Nesocordulia malgassica
- Conservation status: Data Deficient (IUCN 3.1)

Scientific classification
- Kingdom: Animalia
- Phylum: Arthropoda
- Clade: Pancrustacea
- Class: Insecta
- Order: Odonata
- Infraorder: Anisoptera
- Superfamily: Libelluloidea
- Family: Idomacromiidae
- Genus: Nesocordulia
- Species: N. malgassica
- Binomial name: Nesocordulia malgassica Fraser, 1956

= Nesocordulia malgassica =

- Authority: Fraser, 1956
- Conservation status: DD

Species of dragonfly

Nesocordulia malgassica, the rusty-tipped knifetail, is a species of dragonfly in the family Idomacromiidae. It is endemic to eastern Madagascar, where it inhabits forested freshwater habitats.

==Description==
Nesocordulia malgassica is a medium-sized dragonfly about 53–56 mm long. It has a metallic green and bronze-black body marked with yellow spots on the thorax and the front of the abdomen. The wings are transparent with brown pterostigmata, and the legs are long and slender.

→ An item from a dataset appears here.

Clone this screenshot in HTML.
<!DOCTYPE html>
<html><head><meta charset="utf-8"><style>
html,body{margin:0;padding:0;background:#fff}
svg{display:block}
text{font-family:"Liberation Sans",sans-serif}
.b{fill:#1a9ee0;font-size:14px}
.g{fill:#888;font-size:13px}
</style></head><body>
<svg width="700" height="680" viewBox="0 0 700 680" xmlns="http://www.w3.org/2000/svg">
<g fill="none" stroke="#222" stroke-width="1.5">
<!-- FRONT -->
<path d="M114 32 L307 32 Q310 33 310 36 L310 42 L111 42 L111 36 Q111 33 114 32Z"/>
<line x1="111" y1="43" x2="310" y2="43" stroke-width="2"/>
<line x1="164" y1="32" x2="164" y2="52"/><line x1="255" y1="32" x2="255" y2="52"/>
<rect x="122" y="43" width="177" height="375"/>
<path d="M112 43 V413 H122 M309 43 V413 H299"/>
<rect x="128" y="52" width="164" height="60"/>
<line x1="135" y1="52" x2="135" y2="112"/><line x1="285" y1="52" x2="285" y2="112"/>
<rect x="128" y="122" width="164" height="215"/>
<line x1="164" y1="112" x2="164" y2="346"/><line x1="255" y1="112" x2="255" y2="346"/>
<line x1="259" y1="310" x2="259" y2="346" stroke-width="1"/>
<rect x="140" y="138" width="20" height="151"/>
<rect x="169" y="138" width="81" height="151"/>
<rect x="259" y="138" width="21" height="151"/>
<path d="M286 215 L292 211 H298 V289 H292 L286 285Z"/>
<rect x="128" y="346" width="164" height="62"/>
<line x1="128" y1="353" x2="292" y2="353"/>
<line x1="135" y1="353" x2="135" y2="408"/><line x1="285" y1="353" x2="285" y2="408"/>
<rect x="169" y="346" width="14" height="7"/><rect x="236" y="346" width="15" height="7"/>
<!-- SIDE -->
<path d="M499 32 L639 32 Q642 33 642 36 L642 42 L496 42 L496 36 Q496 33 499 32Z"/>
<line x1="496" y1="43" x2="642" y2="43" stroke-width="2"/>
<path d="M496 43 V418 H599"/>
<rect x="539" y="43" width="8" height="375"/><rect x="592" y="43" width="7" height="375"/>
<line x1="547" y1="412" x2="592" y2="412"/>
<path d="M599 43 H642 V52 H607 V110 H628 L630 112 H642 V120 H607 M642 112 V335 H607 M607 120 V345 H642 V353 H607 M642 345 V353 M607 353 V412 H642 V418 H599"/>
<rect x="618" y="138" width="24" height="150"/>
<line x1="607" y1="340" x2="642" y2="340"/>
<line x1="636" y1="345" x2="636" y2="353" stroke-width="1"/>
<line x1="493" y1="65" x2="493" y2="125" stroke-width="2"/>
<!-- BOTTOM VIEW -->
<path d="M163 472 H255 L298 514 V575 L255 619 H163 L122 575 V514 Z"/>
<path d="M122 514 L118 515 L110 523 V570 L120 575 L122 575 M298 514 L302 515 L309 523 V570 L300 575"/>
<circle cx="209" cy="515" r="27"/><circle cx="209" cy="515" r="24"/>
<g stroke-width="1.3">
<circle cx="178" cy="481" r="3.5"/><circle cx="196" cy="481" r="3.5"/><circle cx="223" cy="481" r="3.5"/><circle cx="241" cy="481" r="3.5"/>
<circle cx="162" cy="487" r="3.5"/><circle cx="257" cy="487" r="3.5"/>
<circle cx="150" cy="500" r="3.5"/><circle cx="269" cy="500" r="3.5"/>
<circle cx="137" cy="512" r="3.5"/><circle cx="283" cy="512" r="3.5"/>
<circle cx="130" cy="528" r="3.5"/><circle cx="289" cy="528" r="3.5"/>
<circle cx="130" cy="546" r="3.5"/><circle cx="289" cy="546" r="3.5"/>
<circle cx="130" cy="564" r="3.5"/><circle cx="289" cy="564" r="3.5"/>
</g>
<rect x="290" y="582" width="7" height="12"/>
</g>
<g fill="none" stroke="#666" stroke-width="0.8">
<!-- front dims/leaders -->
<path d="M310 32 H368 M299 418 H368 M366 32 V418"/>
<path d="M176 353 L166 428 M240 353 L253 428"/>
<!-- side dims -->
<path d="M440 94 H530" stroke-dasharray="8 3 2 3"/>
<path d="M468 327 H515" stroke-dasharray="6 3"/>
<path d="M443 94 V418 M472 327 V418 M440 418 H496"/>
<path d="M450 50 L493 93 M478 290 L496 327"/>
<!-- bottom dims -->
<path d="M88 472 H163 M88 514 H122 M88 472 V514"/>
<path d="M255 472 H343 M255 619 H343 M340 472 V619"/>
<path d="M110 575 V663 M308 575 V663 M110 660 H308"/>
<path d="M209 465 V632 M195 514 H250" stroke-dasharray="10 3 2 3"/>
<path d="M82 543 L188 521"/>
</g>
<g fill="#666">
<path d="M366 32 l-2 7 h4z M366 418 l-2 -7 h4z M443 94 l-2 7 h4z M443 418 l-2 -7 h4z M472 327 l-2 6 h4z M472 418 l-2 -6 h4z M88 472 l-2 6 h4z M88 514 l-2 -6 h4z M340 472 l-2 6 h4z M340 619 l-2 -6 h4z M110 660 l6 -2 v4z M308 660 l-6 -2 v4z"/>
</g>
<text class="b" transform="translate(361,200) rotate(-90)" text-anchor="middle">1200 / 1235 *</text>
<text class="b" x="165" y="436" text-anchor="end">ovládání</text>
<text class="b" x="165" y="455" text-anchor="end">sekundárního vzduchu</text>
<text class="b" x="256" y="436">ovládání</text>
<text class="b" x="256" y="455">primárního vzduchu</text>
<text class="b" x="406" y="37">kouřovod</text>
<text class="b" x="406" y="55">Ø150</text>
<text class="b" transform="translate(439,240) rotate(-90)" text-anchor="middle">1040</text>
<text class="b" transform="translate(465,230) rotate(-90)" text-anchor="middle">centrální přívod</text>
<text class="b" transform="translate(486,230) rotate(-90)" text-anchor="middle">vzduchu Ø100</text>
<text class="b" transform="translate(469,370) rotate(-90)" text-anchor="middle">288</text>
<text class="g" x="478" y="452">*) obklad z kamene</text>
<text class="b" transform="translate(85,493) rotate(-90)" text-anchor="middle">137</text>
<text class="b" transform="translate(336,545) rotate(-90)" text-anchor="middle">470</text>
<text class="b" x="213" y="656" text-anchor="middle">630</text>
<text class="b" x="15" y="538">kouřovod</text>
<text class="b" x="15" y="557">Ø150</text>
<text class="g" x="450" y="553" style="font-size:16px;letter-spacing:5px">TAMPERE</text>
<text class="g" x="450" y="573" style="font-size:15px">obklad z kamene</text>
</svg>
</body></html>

The species is distinguished by the rusty-red colour of the terminal abdominal segments (S7–10), from which its common name "Rusty-tipped Knifetail" is derived, and by the long, slender male abdominal appendages.

==Distribution and habitat==
Nesocordulia malgassica is endemic to eastern Madagascar, where it is known from two localities approximately 75 km apart within the Madagascar Humid Forests ecoregion. One locality lies between the Analamazaotra Special Reserve and Mantadia National Park, while the other is at Ambila-Lemaitso in the Atsinanana Region, from which the type specimens were collected in 1951.

The species inhabits forested freshwater habitats. It has been recorded in the Mantadia region alongside Nesocordulia fossa and Nesocordulia odonator, indicating that several species of Nesocordulia may occur together in the same area. First collected in 1951, the species was photographed again more than fifty years later, confirming that it remains extant.

==Taxonomic history==
Nesocordulia malgassica was described by Fraser in 1956 from a male and female collected at Ambila-Lemaitso in eastern Madagascar in 1951. The holotype and allotype are preserved in the Muséum national d'histoire naturelle in Paris.

In their 2025 revision of the genus, Bernard and colleagues redescribed the species, clarified its diagnostic characters, and confirmed its distribution in eastern Madagascar.

==Etymology==
The generic name Nesocordulia is derived from the Greek νῆσος (nēsos, "island") and the genus name Cordulia. McLachlan chose the name to reflect the insular distribution of the genus on Madagascar and its relationship to Cordulia.

The species name malgassica is a feminine adjective meaning "of Madagascar" or "Malagasy", referring to the species' country of origin.